** Material shown **

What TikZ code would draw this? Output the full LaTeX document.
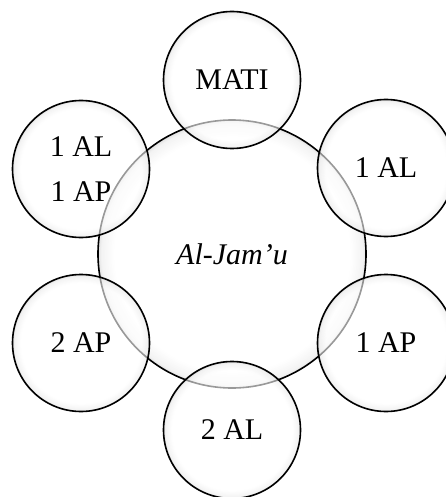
\documentclass[tikz,border=0pt]{standalone}
\usepackage{fontspec}
\setmainfont{Liberation Serif}
\pgfdeclareradialshading{glow}{\pgfpoint{0bp}{0bp}}{color(0bp)=(white); color(22bp)=(white); color(24.4bp)=(black!8); color(25bp)=(black!20); color(50bp)=(black!20)}

\begin{document}
\begin{tikzpicture}[x=1pt,y=-1pt,
  ring/.style={circle,draw=black,line width=1.6pt,shading=glow,fill opacity=0.6,text opacity=1,
    font=\fontsize{30}{45}\selectfont,align=center,inner sep=0pt},
  hub/.style={ring,draw=none,minimum size=268pt},
  sat/.style={ring,minimum size=137pt}]
\useasboundingbox (0,0) rectangle (445,497);
\node [hub] (jam) at (232,254) {\textit{Al-Jam’u}};
\draw [line width=1.6pt] (jam.center) circle [radius=134pt];
\node [sat] (mati) at (232,80) {MATI};
\node [sat] (lu) at (81,169) {1 AL\\1 AP};
\node [sat] (ru) at (386,168) {1 AL};
\node [sat] (ld) at (81,343) {2 AP};
\node [sat] (rd) at (386,343) {1 AP};
\node [sat] (bot) at (232,430) {2 AL};
\end{tikzpicture}
\end{document}
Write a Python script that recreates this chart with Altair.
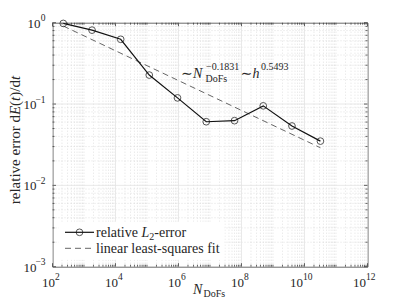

** Required task **
Each record above should come back exactly the same, only without its pictures.

** Answer for the task **
What TikZ code would draw this? Output the full LaTeX document.
\documentclass[tikz,border=0pt]{standalone}
\usepackage{fontspec}
\setmainfont{Liberation Serif}
\pgfdeclareradialshading{glow}{\pgfpoint{0bp}{0bp}}{color(0bp)=(white); color(22bp)=(white); color(24.4bp)=(black!8); color(25bp)=(black!20); color(50bp)=(black!20)}

\begin{document}
\begin{tikzpicture}[x=1pt,y=-1pt,
  ring/.style={circle,draw=black,line width=1.6pt,shading=glow,fill opacity=0.6,text opacity=1,
    font=\fontsize{30}{45}\selectfont,align=center,inner sep=0pt},
  hub/.style={ring,draw=none,minimum size=268pt},
  sat/.style={ring,minimum size=137pt}]
\useasboundingbox (0,0) rectangle (445,497);
\node [hub] (jam) at (232,254) {\textit{Al-Jam’u}};
\draw [line width=1.6pt] (jam.center) circle [radius=134pt];
\node [sat] (mati) at (232,80) {MATI};
\node [sat] (lu) at (81,169) {1 AL\\1 AP};
\node [sat] (ru) at (386,168) {1 AL};
\node [sat] (ld) at (81,343) {2 AP};
\node [sat] (rd) at (386,343) {1 AP};
\node [sat] (bot) at (232,430) {2 AL};
\end{tikzpicture}
\end{document}
Write a Python script that recreates this chart with Altair.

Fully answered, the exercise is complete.